My sweet baby was put down about an hour ago after a very short and intense battle with intestinal cancer. She went from being completely fine running around to pooping blood and vomiting in only one night.
She was my soul dog, I begged my parents for a dog growing up and they never allowed me to get one until we got her and I was in my freshman year of high school. She was really there for me in all of my most difficult times. I went through a lot of heart break, the death of three grandparents, and family issues during those years. She was always there. Around 4 years ago I joined the military and moved overseas.
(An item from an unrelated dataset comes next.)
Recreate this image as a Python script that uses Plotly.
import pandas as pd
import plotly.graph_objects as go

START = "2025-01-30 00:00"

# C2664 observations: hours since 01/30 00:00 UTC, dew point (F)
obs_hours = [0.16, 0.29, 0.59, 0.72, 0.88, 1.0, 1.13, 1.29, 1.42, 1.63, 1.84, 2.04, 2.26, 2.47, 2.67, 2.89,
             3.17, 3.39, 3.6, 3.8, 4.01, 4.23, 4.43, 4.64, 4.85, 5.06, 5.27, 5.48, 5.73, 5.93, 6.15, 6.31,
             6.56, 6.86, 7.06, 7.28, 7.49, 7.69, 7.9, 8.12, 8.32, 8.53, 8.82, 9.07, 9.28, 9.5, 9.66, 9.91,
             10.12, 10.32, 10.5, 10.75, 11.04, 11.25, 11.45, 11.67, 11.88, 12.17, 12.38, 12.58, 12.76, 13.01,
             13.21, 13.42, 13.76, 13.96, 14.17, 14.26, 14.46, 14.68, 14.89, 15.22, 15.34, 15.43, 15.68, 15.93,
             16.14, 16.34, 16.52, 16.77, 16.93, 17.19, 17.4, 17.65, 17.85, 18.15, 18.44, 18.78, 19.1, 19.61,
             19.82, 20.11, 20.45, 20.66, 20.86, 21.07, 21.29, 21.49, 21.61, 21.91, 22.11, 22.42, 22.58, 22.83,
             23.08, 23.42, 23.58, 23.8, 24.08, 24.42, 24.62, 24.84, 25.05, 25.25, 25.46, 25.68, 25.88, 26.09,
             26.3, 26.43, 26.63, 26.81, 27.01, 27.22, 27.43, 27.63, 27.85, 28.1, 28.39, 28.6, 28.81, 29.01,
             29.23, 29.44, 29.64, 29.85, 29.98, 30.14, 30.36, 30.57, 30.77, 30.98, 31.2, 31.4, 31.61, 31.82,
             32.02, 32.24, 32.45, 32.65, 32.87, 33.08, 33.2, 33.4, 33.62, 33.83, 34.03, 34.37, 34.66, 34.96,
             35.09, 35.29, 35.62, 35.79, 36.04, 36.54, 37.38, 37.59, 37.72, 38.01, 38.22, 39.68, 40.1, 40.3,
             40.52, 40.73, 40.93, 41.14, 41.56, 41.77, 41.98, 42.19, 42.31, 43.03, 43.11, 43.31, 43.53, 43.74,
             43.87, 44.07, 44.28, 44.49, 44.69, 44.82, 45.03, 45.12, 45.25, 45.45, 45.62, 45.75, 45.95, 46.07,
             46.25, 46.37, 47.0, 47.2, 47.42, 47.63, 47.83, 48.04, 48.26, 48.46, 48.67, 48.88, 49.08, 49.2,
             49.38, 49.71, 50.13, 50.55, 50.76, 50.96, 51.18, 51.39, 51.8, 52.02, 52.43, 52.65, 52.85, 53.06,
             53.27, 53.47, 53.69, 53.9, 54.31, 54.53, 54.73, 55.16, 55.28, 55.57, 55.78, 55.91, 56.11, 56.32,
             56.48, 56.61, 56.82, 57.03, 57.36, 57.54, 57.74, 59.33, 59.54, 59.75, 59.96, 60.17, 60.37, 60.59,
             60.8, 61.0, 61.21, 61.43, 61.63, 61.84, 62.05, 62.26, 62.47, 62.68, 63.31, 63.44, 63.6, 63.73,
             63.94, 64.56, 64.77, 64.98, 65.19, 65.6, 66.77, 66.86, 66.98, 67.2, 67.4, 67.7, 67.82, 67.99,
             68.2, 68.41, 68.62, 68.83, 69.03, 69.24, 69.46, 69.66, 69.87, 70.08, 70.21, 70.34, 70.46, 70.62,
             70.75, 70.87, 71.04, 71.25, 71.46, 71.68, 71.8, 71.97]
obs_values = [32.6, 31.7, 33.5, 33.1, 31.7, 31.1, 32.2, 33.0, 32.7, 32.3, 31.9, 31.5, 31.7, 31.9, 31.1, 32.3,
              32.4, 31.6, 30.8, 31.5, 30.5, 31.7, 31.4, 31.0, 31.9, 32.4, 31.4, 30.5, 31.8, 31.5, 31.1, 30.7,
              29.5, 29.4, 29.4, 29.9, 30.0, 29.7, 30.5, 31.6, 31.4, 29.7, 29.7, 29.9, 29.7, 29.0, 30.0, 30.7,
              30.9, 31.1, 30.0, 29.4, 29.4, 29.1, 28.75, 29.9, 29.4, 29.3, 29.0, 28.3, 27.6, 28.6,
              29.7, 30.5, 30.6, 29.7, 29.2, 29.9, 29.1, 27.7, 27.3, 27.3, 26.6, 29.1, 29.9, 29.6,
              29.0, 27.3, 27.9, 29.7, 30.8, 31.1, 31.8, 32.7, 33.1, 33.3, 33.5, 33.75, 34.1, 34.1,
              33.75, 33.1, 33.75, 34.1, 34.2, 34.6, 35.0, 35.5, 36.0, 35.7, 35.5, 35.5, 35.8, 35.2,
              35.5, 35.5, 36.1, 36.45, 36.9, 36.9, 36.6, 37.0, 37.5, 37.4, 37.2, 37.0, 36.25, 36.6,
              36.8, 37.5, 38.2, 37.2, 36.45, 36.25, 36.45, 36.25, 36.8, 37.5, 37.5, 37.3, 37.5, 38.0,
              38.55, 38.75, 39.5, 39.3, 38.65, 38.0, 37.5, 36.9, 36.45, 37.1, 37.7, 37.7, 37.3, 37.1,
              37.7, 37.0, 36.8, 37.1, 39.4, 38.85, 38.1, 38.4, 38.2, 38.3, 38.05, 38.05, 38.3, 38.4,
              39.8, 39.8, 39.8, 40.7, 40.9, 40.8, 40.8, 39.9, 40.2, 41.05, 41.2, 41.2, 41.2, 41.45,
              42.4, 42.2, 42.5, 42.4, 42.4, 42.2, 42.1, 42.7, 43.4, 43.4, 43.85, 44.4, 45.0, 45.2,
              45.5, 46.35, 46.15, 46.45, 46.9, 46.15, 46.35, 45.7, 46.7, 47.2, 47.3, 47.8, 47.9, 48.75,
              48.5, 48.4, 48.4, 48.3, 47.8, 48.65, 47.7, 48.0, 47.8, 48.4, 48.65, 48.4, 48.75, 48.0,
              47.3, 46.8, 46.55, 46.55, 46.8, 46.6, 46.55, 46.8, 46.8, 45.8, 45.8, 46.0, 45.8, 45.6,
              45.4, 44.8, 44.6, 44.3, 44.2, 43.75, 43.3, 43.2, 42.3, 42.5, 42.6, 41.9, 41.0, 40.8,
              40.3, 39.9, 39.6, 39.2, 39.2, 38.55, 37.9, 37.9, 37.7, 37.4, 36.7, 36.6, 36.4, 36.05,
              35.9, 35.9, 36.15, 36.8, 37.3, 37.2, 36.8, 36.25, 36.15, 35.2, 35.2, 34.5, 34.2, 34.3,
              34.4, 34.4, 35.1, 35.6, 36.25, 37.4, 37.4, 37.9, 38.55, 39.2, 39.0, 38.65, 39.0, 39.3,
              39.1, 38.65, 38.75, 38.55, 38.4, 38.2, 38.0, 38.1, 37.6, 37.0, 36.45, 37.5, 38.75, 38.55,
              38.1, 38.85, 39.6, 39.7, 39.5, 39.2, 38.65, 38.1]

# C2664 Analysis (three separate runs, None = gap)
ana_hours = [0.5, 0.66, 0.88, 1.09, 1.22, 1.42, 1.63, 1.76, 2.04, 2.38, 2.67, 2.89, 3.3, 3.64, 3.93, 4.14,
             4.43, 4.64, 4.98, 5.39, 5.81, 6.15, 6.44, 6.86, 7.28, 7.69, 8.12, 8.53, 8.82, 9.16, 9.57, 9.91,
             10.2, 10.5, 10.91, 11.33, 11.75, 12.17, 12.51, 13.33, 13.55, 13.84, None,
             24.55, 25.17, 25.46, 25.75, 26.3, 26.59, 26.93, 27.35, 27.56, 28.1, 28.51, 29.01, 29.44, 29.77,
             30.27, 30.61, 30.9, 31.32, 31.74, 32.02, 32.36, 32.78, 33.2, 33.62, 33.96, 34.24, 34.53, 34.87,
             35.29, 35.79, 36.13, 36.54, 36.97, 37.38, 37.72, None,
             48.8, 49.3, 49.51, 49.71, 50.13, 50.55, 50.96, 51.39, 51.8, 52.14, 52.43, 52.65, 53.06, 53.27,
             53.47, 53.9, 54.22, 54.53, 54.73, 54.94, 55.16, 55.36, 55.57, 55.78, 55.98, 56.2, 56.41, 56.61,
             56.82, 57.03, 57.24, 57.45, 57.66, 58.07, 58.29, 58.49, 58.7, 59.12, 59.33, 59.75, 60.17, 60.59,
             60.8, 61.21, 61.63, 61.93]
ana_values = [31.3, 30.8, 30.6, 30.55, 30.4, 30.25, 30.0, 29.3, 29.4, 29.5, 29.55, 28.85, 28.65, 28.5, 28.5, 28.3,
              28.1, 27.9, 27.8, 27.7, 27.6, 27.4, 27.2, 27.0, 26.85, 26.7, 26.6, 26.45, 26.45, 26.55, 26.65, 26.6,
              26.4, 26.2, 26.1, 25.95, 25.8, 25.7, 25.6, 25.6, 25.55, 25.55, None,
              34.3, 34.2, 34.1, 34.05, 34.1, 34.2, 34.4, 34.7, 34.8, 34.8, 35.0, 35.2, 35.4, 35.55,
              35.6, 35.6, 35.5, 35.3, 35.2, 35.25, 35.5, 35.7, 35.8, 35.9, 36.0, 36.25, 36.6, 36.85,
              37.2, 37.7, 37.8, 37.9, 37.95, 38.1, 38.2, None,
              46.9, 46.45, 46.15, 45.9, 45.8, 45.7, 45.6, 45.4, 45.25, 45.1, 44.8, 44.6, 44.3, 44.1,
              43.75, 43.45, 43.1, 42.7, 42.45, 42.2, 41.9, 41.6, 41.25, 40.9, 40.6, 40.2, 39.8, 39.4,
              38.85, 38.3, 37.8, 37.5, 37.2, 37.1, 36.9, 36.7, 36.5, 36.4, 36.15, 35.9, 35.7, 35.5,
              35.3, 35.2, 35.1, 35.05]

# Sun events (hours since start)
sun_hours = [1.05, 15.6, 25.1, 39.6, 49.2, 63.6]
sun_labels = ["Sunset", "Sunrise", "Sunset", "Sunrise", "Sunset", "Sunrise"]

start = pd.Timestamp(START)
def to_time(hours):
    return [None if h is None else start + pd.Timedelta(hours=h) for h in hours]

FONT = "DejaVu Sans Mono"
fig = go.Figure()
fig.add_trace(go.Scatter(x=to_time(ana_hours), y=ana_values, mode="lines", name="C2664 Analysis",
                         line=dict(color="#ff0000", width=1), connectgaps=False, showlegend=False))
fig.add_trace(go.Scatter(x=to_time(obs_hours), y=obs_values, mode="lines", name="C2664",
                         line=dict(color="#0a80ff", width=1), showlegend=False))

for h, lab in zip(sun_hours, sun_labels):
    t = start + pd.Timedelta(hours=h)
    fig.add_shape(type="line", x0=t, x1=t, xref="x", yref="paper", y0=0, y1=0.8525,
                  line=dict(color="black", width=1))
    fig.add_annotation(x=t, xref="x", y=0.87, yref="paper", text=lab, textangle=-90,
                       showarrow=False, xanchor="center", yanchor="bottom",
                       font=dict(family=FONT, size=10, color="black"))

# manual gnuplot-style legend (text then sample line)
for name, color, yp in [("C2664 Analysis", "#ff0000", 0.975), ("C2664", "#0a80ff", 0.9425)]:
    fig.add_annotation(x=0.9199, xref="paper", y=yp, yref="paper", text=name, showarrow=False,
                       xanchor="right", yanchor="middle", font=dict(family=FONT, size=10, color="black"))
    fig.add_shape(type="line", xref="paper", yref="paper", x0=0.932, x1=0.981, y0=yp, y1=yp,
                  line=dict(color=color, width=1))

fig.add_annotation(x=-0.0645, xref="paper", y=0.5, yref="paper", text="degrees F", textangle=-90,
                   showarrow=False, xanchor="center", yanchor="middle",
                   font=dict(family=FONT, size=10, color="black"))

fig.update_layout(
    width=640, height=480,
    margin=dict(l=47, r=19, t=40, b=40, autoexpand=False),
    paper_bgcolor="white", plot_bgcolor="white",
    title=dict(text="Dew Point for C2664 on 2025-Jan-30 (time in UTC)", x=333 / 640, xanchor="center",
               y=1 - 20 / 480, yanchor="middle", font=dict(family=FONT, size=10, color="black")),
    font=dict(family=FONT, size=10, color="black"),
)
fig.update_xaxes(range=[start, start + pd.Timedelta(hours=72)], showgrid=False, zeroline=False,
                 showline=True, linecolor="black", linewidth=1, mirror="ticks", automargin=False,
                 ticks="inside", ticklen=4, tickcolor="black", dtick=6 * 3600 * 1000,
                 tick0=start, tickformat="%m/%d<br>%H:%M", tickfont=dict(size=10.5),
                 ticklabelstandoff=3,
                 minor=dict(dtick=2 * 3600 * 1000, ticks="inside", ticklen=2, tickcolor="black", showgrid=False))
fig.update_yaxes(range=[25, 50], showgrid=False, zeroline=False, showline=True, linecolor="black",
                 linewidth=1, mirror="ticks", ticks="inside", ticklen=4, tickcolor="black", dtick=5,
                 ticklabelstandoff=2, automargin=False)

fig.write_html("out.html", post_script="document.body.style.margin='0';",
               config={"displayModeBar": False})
I was doing bad in school due to a breakup and had $0 to my name so it felt like the only option. As someone with anxiety I always had the overarching fear that I would lose her before I got back home for good. She was 10 years old. A sheltie poodle mix. I will be home for good in 8 months. I face timed my family and was there during her passing. I still feel so empty. I now have a fear of coming home, walking in the door… knowing she won’t be there to greet me. Honestly I just needed to vent. With that being said this is my first time dealing with pet loss. I’m not sure what will help but if you have any advice, a similar story, or even just some kind words please comment below.
TLDR; my seemingly healthy dog passed away due to cancer, I’m in the military so I didn’t get to be there. I’m devastated. Comment advice or your experience, I’m looking for some support.